*Work instructions:* Without the pictures, output the lines of the material from the very first through the one that holds "import pandas as pd".

*Data section:*

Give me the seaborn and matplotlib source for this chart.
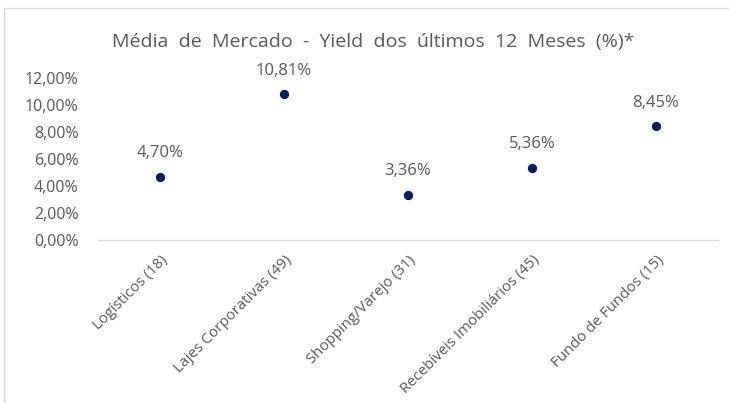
import matplotlib.pyplot as plt
import matplotlib.ticker as ticker
import seaborn as sns
import pandas as pd

categories = ["Logísticos (18)", "Lajes Corporativas (49)", "Shopping/Varejo (31)",
              "Recebíveis Imobiliários (45)", "Fundo de Fundos (15)"]
yields = [4.70, 10.81, 3.36, 5.36, 8.45]
yield_labels = ["4,70%", "10,81%", "3,36%", "5,36%", "8,45%"]

df = pd.DataFrame({"Categoria": categories, "Yield": [v / 100 for v in yields]})

sns.set_style("white")
plt.rcParams['font.family'] = ['Open Sans', 'DejaVu Sans']
gray = "#595959"

fig = plt.figure(figsize=(7.29, 4.03), dpi=100)
ax = fig.add_axes([98 / 729, 1 - 240 / 403, 620 / 729, 162 / 403])

sns.scatterplot(data=df, x="Categoria", y="Yield", ax=ax, color="#002060",
                s=45, edgecolor="#002060", linewidth=0, zorder=3)

ax.set_ylim(0, 0.12)
ax.set_xlim(-0.5, len(categories) - 0.5)
ax.yaxis.set_major_locator(ticker.MultipleLocator(0.02))
ax.yaxis.set_major_formatter(ticker.FuncFormatter(lambda v, p: f"{v * 100:.2f}%".replace(".", ",")))
ax.tick_params(axis="y", length=0, pad=14, labelsize=11.5, labelcolor=gray)
ax.tick_params(axis="x", length=0, pad=9, labelsize=10.8, labelcolor=gray)
plt.setp(ax.get_xticklabels(), rotation=45, ha="right", rotation_mode="anchor")

for side in ["top", "right", "left"]:
    ax.spines[side].set_visible(False)
ax.spines["bottom"].set_color("#d9d9d9")
ax.spines["bottom"].set_linewidth(1)
ax.set_xlabel("")
ax.set_ylabel("")

for i, (v, lab) in enumerate(zip(yields, yield_labels)):
    ax.annotate(lab, (i, v / 100), xytext=(0, 11), textcoords="offset points",
                ha="center", va="bottom", fontsize=12, color=gray)

fig.text(373 / 729, 1 - 42 / 403, "Média  de  Mercado  -  Yield  dos  últimos  12  Meses  (%)*",
         ha="center", va="center", fontsize=14, color=gray)

# light border of the chart area
fig.add_artist(plt.Line2D([4 / 729, 4 / 729], [0, 1 - 8 / 403], color="#d9d9d9", lw=1, transform=fig.transFigure))
fig.add_artist(plt.Line2D([4 / 729, 1], [1 - 8 / 403, 1 - 8 / 403], color="#d9d9d9", lw=1, transform=fig.transFigure))

fig.savefig("out.png", dpi=100)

*Task output:*
Give me the seaborn and matplotlib source for this chart.
import matplotlib.pyplot as plt
import matplotlib.ticker as ticker
import seaborn as sns
import pandas as pd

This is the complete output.